Lockheed Lands Airship Deal as Oil Industry Spurs Blimp Revival

Lockheed Martin's LMH1 airship.

Lockheed Martin's LMH1 airship.

Source: Lockheed Martin
  • Straightline Aviation signs outline agreement to take 12 craft
  • Model pitched as ideal in areas lacking ground infrastructure

Lockheed Martin Corp. won an order for as many as 12 airships worth $480 million as lower crude receipts spur cost-conscious oil and gas companies to consider aircraft able to carry workers and cargo to remote locations without the need for hefty investment in runways and roads.

Deliveries to Straightline Aviation will begin in 2018 and span about two years, with the U.K. company saying it’s talking with potential users including Alaskan oilfields that have struggled to secure backing for new ice highways.

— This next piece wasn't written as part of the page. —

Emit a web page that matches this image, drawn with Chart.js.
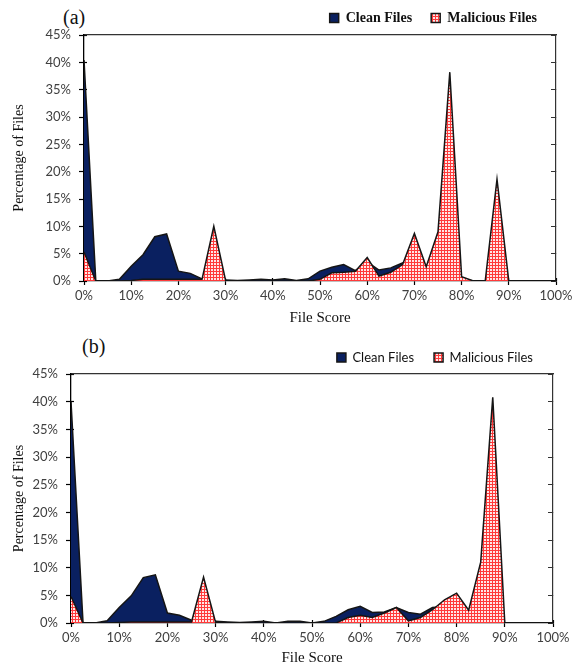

“Building huge infrastructure might have been acceptable when oil was at $90 a barrel, but nowadays they need to make economies like the rest of the planet,” SLA Chief Executive Officer Mike Kendrick said in a interview. Solar-energy installations in the Middle East and oil-related operations in Africa, Latin America and Russia are also potential markets, he said.

Lockheed Martin’s LMH-1 airship is designed to carry 20 metric tons of freight and 19 passengers, plus crew. The craft can land without the traditional mast, slashing the cost of ground infrastructure, travels faster than a ship and burns less fuel than conventional aircraft, according to the U.S. company.

Copter Alternative

Journeys using the heavy-lift helicopters that currently undertake the bulk of airborne cargo trips to remote locations cost seven times as much per ton mile, Kendrick said.

The SLA deal hints at a new age of airship-based transportation, almost 80 years after the Hindenburg disaster brought decades of dirigible development to a halt amid a collapse in public confidence as 36 people died when the world’s biggest blimp was engulfed by flames in New Jersey.

While companies have experimented with airships in recent years, most projects have struggled, with the last large-scale effort, Cargolifter AG, collapsing in 2002 after seeking to develop a craft with a 160-ton payload. Its 550,000 cubic-meter (19.4 million cubic-foot) hangar south of Berlin is now used as a tropical amusement park.

The airships being developed by Lockheed Martin and chief competitor Hybrid Air Vehicles Ltd. are a legacy of an abandoned Pentagon project to develop a military blimp to undertake surveillance work in Afghanistan. The HAV model, originally made by Northrop Grumman Corp., was selected for further development before the plan was scrapped.

IPO Prospect

HAV said Tuesday it had opened a new round of funding after exhibiting its Airlander 10 model last week, while SLA might consider an initial public offering, though not in the next 12 months, according to Kendrick. The company will place its LMH-1 order via Hybrid Enterprise, established last year as a vendor for Lockheed Martin airships.

Transport costs represent a likely “sweet-spot” for savings at oil companies, Hybrid Enterprise CEO Rob Binns said in an interview. “They’ve cut headcount, they’ve eliminated projects that were cash-flow negative and every major oil and gas and mining company now has a team that are looking at a way to re-engineer their business,” he said.

Lockheed Martin can turn out one LMH-1 per month, according to Binns, who sees demand for about 500 craft over the next decade. A 90-ton variant could also be developed as early as 2019 if there’s sufficient demand and airships carrying passengers alone will be an option in two or three years, he said.